Il serait incongru de penser que la mise en exergue du droit des usagers pourrait porter atteinte au droit des salariés. Nous serions en présence de deux dispositifs de droits contradictoires : la promotion de l'un ne pourrait se faire qu'au détriment de l'autre. Comment pourrait-on imaginer respecter les usagers si d'abord les salariés, qui ont un rôle d'interface entre les usagers et l'institution, ne sont pas respectés.
Ce n'est pas en se substituant aux usagers que les professionnels apportent des solutions, mais en leur permettant de reprendre prise sur leur vie et leur destin qu'ils offriront les meilleurs conditions pour leur épanouissement. Il s'agit de se risquer dans une volonté de recollectiviser un problème socialement individualisé.
Il faut donc inventer des lieux de débats, espaces de citoyennetés, où les individus se réunissent pour devenir acteurs, producteurs de leur existence. Il est de la responsabilité des professionnels de créer les conditions qui permettront aux personnes en difficulté (et/ou leur parent) de se rencontrer, de partager leurs problèmes, de les confronter. Ce partage de ce qui fait leur vie de tous les jours, non pas à partir de ce qui les stigmatise mais à partir de ce qu'ils vivent, de ce qu'ils réussissent, de ce qu'ils tentent, des attitudes qu'ils cherchent à les découvrir, de ce qui les motive, bref de ce qui ne les disqualifie pas à priori va modifier en profondeur les rapports jusque-là établis dans les établissements et services. Il va falloir s'intéresser à la personne pour ce qu'elle est, au delà de son symptôme dans le cadre d'un espace de débats.
Le respect pris au sens philosophique du terme définit un rapport à l'autre dans une reconnaissance de sa personne en tant qu'égal de soi-même. cela implique une certaine distance dans les rapports quotidiens, dans les attitudes, les paroles, autant de signes de considération mutuelle que nous nous apportons.
Une des résistances des professionnels à l'évolution des rapports au sein des institutions fait souvent appel à leur inquiétude de permettre aux usagers et à leurs familles, d'avoir accès à des espaces institutionnels risquant d'être dommageable à l'évolution de la prise en charge ou de l'accompagnement.
Certes, le consommateur trouve une plus grande variété de produits dans un supermarché mais il y perd la qualité de la proximité du commerce de quartier (notamment les relations humaines).

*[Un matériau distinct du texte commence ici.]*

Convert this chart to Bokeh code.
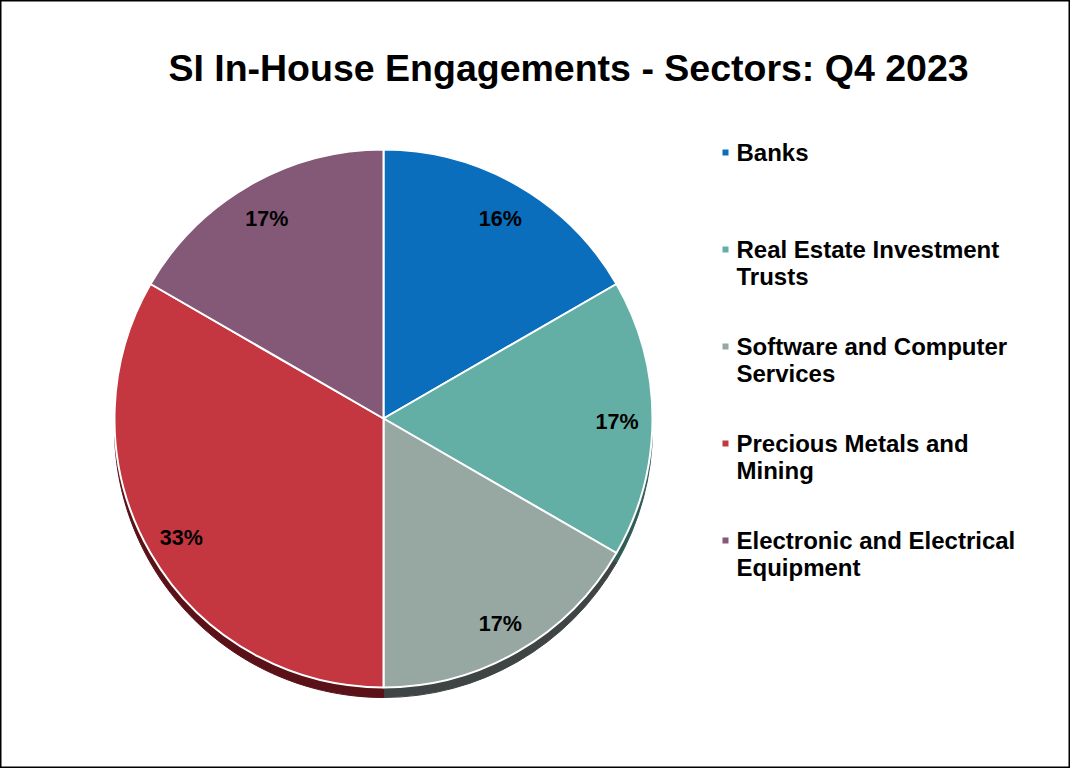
import math
import textwrap
from bokeh.plotting import figure
from bokeh.models import Range1d, ColumnDataSource
from bokeh.core.properties import value
from bokeh.embed import file_html
from bokeh.resources import INLINE

# ---- data ----
title_text = "SI In-House Engagements - Sectors: Q4 2023"
sectors = [
    "Banks",
    "Real Estate Investment Trusts",
    "Software and Computer Services",
    "Precious Metals and Mining",
    "Electronic and Electrical Equipment",
]
engagements = [1, 1, 1, 2, 1]
pct_labels = ["16%", "17%", "17%", "33%", "17%"]
colors = ["#0A6EBD", "#63AFA5", "#97A7A2", "#C43640", "#845877"]
shadow_colors = ["#06406E", "#2F5C56", "#3E4544", "#5A1218", "#4A2E42"]

# ---- layout (pixel-like coordinates: x = image x, y = H - image y) ----
W, H = 1070, 768
FONT = "Liberation Sans"


def sy(img_y):
    return H - img_y


cx, cy = 383, sy(418)
R = 269

p = figure(width=W, height=H, output_backend="svg", toolbar_location=None,
           x_range=Range1d(0, W), y_range=Range1d(0, H), min_border=0)
p.axis.visible = False
p.grid.visible = False
p.outline_line_color = "black"
p.outline_line_width = 2
p.background_fill_color = "white"
p.border_fill_color = "white"

total = float(sum(engagements))
starts, ends, mids = [], [], []
acc = 0.0
for v in engagements:
    a0 = acc / total
    acc += v
    a1 = acc / total
    starts.append(math.pi / 2 - a0 * 2 * math.pi)
    ends.append(math.pi / 2 - a1 * 2 * math.pi)
    mids.append(math.pi / 2 - (a0 + a1) / 2 * 2 * math.pi)

src = ColumnDataSource(dict(start=starts, end=ends, color=colors,
                            shadow=shadow_colors))

# 3D-like depth shadow
p.wedge(x=cx, y=cy - 10, radius=R, start_angle="start", end_angle="end",
        direction="clock", fill_color="shadow", line_color="shadow",
        line_width=1, source=src)
# main slices
p.wedge(x=cx, y=cy, radius=R, start_angle="start", end_angle="end",
        direction="clock", fill_color="color", line_color="white",
        line_width=2, source=src)

# data labels
lr = 0.868 * R
lab = ColumnDataSource(dict(
    x=[cx + lr * math.cos(m) for m in mids],
    y=[cy - 3 + lr * math.sin(m) for m in mids],
    t=pct_labels))
p.text(x="x", y="y", text="t", source=lab, text_align="center",
       text_baseline="middle", text_font=value(FONT), text_font_style="bold",
       text_font_size="21.5px", text_color="black")

# title
p.text(x=[568], y=[sy(67)], text=[title_text], text_align="center",
       text_baseline="alphabetic", text_font=value(FONT),
       text_font_style="bold", text_font_size="37.5px", text_color="black")

# legend
lx_sq, lx_txt = 725, 736
base0, step, line_gap = 152, 97, 27
sq_x, sq_y, sq_c = [], [], []
tx, ty, tt = [], [], []
for i, name in enumerate(sectors):
    b = base0 + i * step
    sq_x.append(lx_sq)
    sq_y.append(sy(b))
    sq_c.append(colors[i])
    for j, line in enumerate(textwrap.wrap(name, 25)):
        tx.append(lx_txt)
        ty.append(sy(b + j * line_gap))
        tt.append(line)
p.scatter(x=sq_x, y=sq_y, marker="square", size=6, fill_color=sq_c,
          line_color=None)
p.text(x=tx, y=ty, text=tt, text_align="left", text_baseline="alphabetic",
       text_font=value(FONT), text_font_style="bold", text_font_size="24px",
       text_color="black")

open("out.html", "w").write(file_html(p, INLINE))
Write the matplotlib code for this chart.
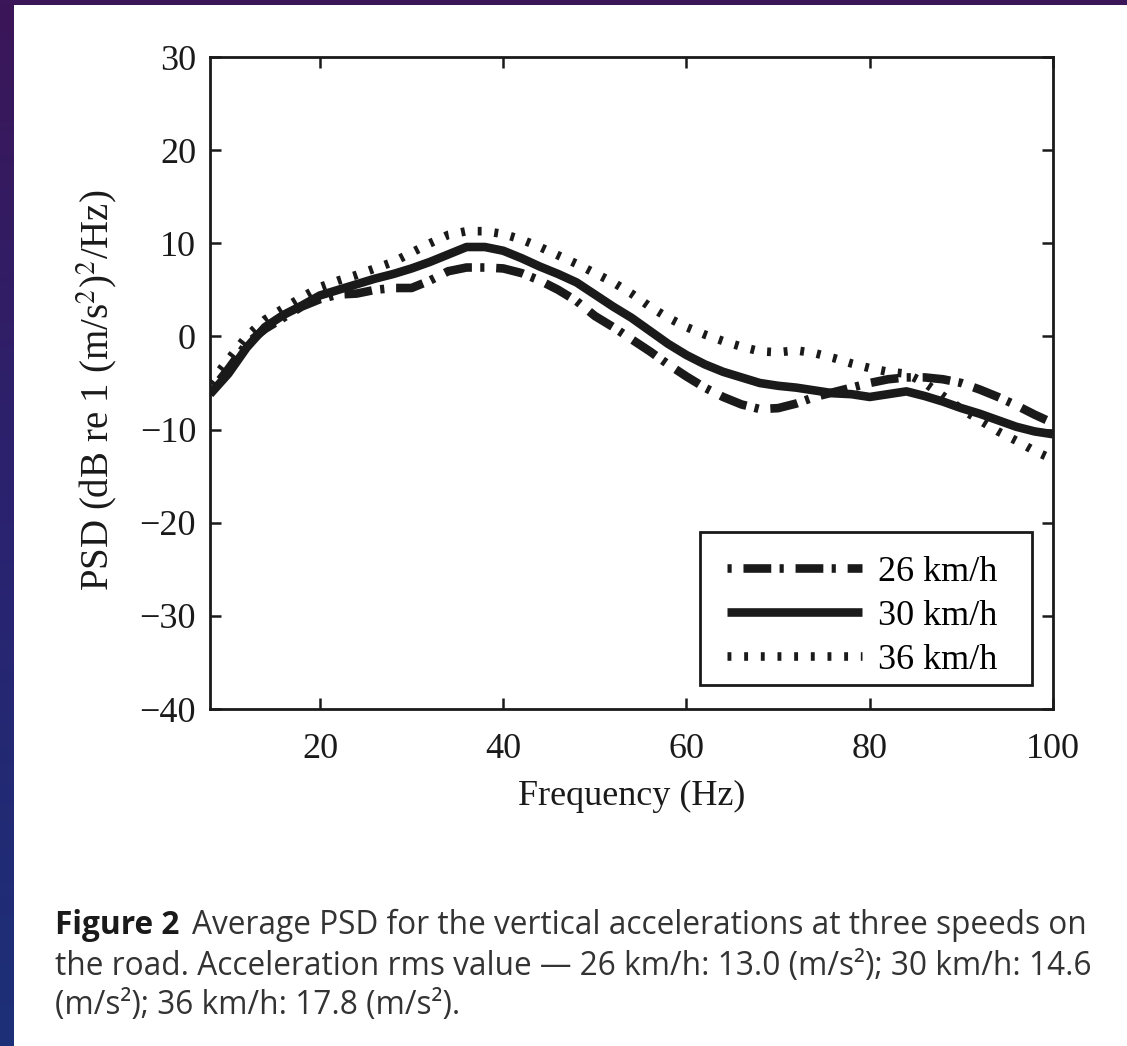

L'usager a-t-il d'abord besoin d'une offre élargie ou d'une relation de voisinage ?
en effet, le droit des usagers ne relève pas de l'évidence. À l'origine de l'action sociale, le droit des pauvres et des exclus pouvait paraître une incongruité. le simple fait de faire leur bien suffisait à exonérer l'intervenant de toute obligation de bienveillance à leur égard. C'est très progressivement que la reconnaissance de la personne aidée en tant que sujet a taillé son chemin dans l'enfer pavé de bonnes intentions inspirées du modèle caritatif, les affres sécuritaires du contrôle social, les relations de domination dérivées de la professionnalisation du travail social ou encore les logiques interprétatives, parfois abusives, issues des courants psychanalytiquess.
Après le droit de la consommation, le droit des administrés, celui des patients, il est indispensable que les usagers de l'action sociale disposent d'un texte spécifique attestant leurs droits et libertés. C'est le Code de l'Action Sociale des familles qui est désormais le support de cette ambition législative.
La frontière est cependant étroite entre l'affirmation de l'individu et le repli sur l'individualisme.
Le contrat introduit une toute autre façon d'envisager la relation. Le contrat est un modèle relationnel basé sur la reconnaissance, a priori, de l'autonomie des compétences de chacun des acteurs.